Error Analysis

Error Analysis is Truesight's structured process for discovering evaluation criteria from your data. Instead of guessing what to evaluate, you examine real examples and let patterns emerge. The process follows two phases: Open Coding and Axial Coding.

Why Error Analysis?

Generic scores like "helpfulness" or "coherence" don't capture what matters for your specific use case. Error Analysis helps you build evaluation criteria grounded in your domain expertise by systematically reviewing your AI's actual outputs.

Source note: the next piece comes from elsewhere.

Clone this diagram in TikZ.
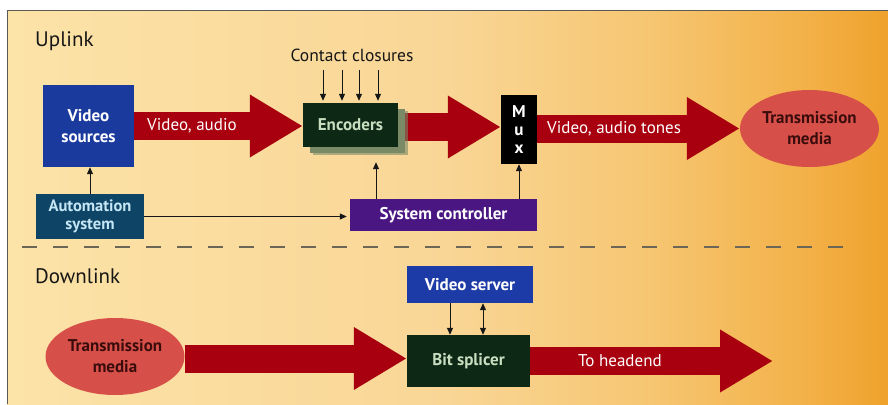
\documentclass[tikz,border=0pt]{standalone}
\usepackage{fontspec}
\setmainfont{PT Sans}
\usetikzlibrary{arrows.meta,shapes.geometric,shadows}

% palette
\definecolor{bgA}{HTML}{FCE3A8}
\definecolor{bgB}{HTML}{F9D696}
\definecolor{bgC}{HTML}{F6C672}
\definecolor{bgD}{HTML}{F3B24A}
\definecolor{bgE}{HTML}{EFA22C}
\definecolor{framegray}{HTML}{5A5A55}
\definecolor{fatred}{HTML}{A8000E}
\definecolor{vsblue}{HTML}{1B3A9E}
\definecolor{encgreen}{HTML}{0D2915}
\definecolor{encshadow}{HTML}{7A8A66}
\definecolor{enctext}{HTML}{C9DEC0}
\definecolor{autoteal}{HTML}{0E4567}
\definecolor{autotext}{HTML}{C5E6F5}
\definecolor{ctrlpurple}{HTML}{4A1682}
\definecolor{tmred}{HTML}{D65049}
\definecolor{tmtext}{HTML}{3A0C0C}
\definecolor{srvblue}{HTML}{1D3BA6}
\definecolor{dashgray}{HTML}{6B6656}
\definecolor{ink}{HTML}{161616}

% the path spans 25bp..75bp of the shading
\pgfdeclarehorizontalshading{bgshade}{100bp}{%
  color(0bp)=(bgA); color(25bp)=(bgA); color(50bp)=(bgB); color(61.5bp)=(bgC);
  color(70bp)=(bgD); color(75bp)=(bgE); color(100bp)=(bgE)}

\pgfdeclarelayer{backdrop}
\pgfdeclarelayer{links}
\pgfsetlayers{backdrop,links,main}

\newcommand\boxfont{\fontsize{17}{21}\selectfont\bfseries}
\newcommand\headfont{\fontsize{21}{25}\selectfont}

\tikzset{
  box/.style={rectangle, inner sep=0pt, align=center, font=\boxfont},
  oval/.style={ellipse, inner sep=0pt, align=center, fill=tmred, text=tmtext,
    minimum width=139pt, minimum height=77pt,
    font=\fontsize{17}{21}\selectfont\bfseries},
  fat/.style={line width=28pt, draw=fatred, -{Triangle[length=53pt,width=59pt]}},
  fatlabel/.style={text=white, inner sep=0pt, outer sep=0pt, anchor=west,
    font=\fontsize{17}{20}\selectfont},
  thinarrow/.style={draw=ink, line width=1pt, -{Triangle[length=7pt,width=6pt]}},
  dashline/.style={draw=dashgray, line width=1.4pt, dash pattern=on 15pt off 16pt},
}

\begin{document}
\begin{tikzpicture}[x=1pt,y=-1pt]
\useasboundingbox (0,0) rectangle (888,404);

% panel background and frame
\begin{pgfonlayer}{backdrop}
  \fill[white] (0,0) rectangle (888,404);
  \shade[shading=bgshade] (7,11) rectangle (888,404);
  \draw[framegray, line width=1pt] (7,404) -- (7,11) -- (888,11);
\end{pgfonlayer}

% section headings
\node[anchor=west, inner sep=0pt, text=ink, font=\headfont] (uplink) at (35,41) {Uplink};
\node[anchor=west, inner sep=0pt, text=ink, font=\headfont] (downlink) at (35,276) {Downlink};

% ---- uplink chain
\node[box, fill=vsblue, text=white, minimum width=91pt, minimum height=82pt] (vs) at (88.5,126) {Video\\sources};
\node[box, fill=encgreen, text=enctext, minimum width=95pt, minimum height=44pt,
  general shadow={fill=encshadow, fill opacity=0.6, shadow xshift=10pt, shadow yshift=-8pt},
  general shadow={fill=encshadow, shadow xshift=7pt, shadow yshift=-6pt}] (enc) at (350.5,125) {Encoders};
\node[box, fill=black, text=white, minimum width=36pt, minimum height=69pt,
  font=\fontsize{17}{18}\selectfont\bfseries] (mux) at (519,129.5) {M\\u\\x};
\node[oval] (tm1) at (809.5,128.5) {Transmission\\media};
\node[box, fill=autoteal, text=autotext, minimum width=108pt, minimum height=45pt,
  font=\fontsize{16.5}{18.5}\selectfont\bfseries] (auto) at (90,216.5) {Automation\\system};
\node[box, fill=ctrlpurple, text=white, minimum width=187pt, minimum height=32pt] (sysc) at (443.5,215) {System controller};

\node[inner sep=0pt, text=ink, font=\fontsize{17.5}{20}\selectfont] (cc) at (352,55) {Contact closures};
\coordinate (c1) at (323,70);
\coordinate (c2) at (342,70);
\coordinate (c3) at (359,70);
\coordinate (c4) at (378,70);

% ---- downlink chain
\node[oval] (tm2) at (115,356.5) {Transmission\\media};
\node[box, fill=srvblue, text=white, minimum width=126pt, minimum height=37pt] (vsrv) at (470,284.5) {Video server};
\node[box, fill=encgreen, text=enctext, minimum width=123pt, minimum height=52pt] (bsp) at (468.5,361) {Bit splicer};
\coordinate (headend) at (773,361);

% divider between the two halves
\coordinate (dl) at (22,247);
\coordinate (dr) at (858,247);
\draw[dashline] (dl) -- (dr);

% broad signal-flow arrows
\begin{pgfonlayer}{links}
  \draw[fat] (vs.east) -- (vs.east -| enc.west)
    node[fatlabel, pos=0, xshift=13pt] {Video, audio};
  \draw[fat] ([yshift=-2pt]enc.east) -- ([yshift=-2pt]enc.east -| mux.west);
  \draw[fat] (tm1.west -| mux.east) -- (tm1.west)
    node[fatlabel, pos=0, xshift=10pt] {Video, audio tones};
  \draw[fat] ([yshift=-2pt]tm2.east) -- ([yshift=-2pt]tm2.east -| bsp.west);
  \draw[fat] (bsp.east) -- (headend)
    node[fatlabel, pos=0, xshift=48pt] {To headend};
\end{pgfonlayer}

% control connections
\foreach \c in {c1,c2,c3,c4}
  \draw[thinarrow, shorten >=2pt] (\c) -- (\c |- enc.north);
\draw[thinarrow] (auto.north) -- (auto.north |- vs.south);
\draw[thinarrow, shorten >=3pt] (auto.east) -- (auto.east -| sysc.west);
\draw[thinarrow] ([xshift=-67.5pt]sysc.north) -- ([xshift=25.5pt,yshift=-15pt]enc.south);
\draw[thinarrow] (mux.south |- sysc.north) -- (mux.south);
\draw[thinarrow] ([xshift=-20pt]vsrv.south) -- ([xshift=-20pt]vsrv.south |- bsp.north);
\draw[thinarrow, {Triangle[length=7pt,width=6pt]}-{Triangle[length=7pt,width=6pt]}]
  ([xshift=13pt]vsrv.south) -- ([xshift=13pt]vsrv.south |- bsp.north);
\end{tikzpicture}
\end{document}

The result is a set of well-defined categories that reflect real failure modes, not abstract metrics.

Open Coding

Open Coding is the first phase. You review examples from your dataset one at a time and note any patterns you observe.

How it works

Navigate to Error Analysis in the sidebar and select a dataset
You're shown one example at a time, including the input, output, and any other columns. If the dataset contains images, they are displayed alongside the text.
For each example, write notes describing what you observe. Use Quick notes to quickly insert reusable note text when helpful.
Move through examples at your own pace

Error Analysis annotate step with quick-note badges and drafted notes

What to look for

Note anything that stands out, whether positive or negative:

Factual errors or hallucinations
Missing information that should have been included
Tone or style issues
Correct handling of edge cases
Particularly good or bad reasoning
For images: layout problems, unclear labels, misleading visuals, or accessibility issues

There's no wrong answer in Open Coding. The goal is to capture your observations without worrying about organization yet.

Tips for effective Open Coding

Be specific: "Hallucinated a statistic" is more useful than "wrong"
Use natural language: Write notes the way you'd describe the issue to a colleague
Don't over-think it: Speed matters more than perfection in this phase
Review at least 20 examples: You need enough data for meaningful patterns to emerge

Axial Coding

Axial Coding is the second phase. Here, you take the notes from Open Coding and organize them into categories.

How it works

Truesight presents your notes and suggests clusters of related observations
You review the suggested groupings and adjust them
Name each category with a clear, descriptive label
Add descriptions that explain what each category means

Error Analysis categorize step with staged categories and counts

From notes to categories

For example, if your Open Coding notes include:

"Made up a fact"
"Cited a source that doesn't exist"
"Confused two different concepts"
"Stated an opinion as fact"

These might all group into a category called Factual Accuracy, with a description like: "The response contains only verifiable facts and correctly attributes claims."

Or if your notes include:

"Response was cold and dismissive"
"Used jargon the customer wouldn't understand"
"Didn't acknowledge the customer's frustration"
"Sounded like a form letter"

These might group into Professional Tone: "The response is warm, empathetic, and uses language appropriate for the audience."

And notes like:

"Didn't mention the return deadline"
"Said they'd help but didn't explain how"
"Left out the shipping cost"
"Answered the question but skipped next steps"

These might become Response Completeness: "The response addresses the full question and includes all relevant details, next steps, and deadlines."

Tips for effective Axial Coding

Aim for 3 to 7 categories: Fewer than 3 is too coarse; more than 7 is hard to manage
Make categories actionable: Each category should clearly describe what "good" looks like
Avoid overlap: If two categories frequently apply to the same examples, consider merging them
Think about pass/fail: Each category will become an evaluation criterion, so it should be clear when an output passes or fails

Using Error Analysis results

Your Axial Coding categories feed directly into the evaluation building process:

In Guided Setup, you can import categories as evaluation criteria
As judge instructions, the category descriptions help AI judges understand what to look for
For team alignment, categories serve as a shared vocabulary for quality assessment

Iterating on your analysis

Error Analysis isn't a one-time process. As your AI system evolves and you encounter new patterns, you can:

Run Open Coding on new datasets to discover emerging issues
Refine existing categories based on evaluation results
Add new categories as your understanding deepens

The goal is continuous refinement. Your evaluation criteria should grow and improve alongside your AI system.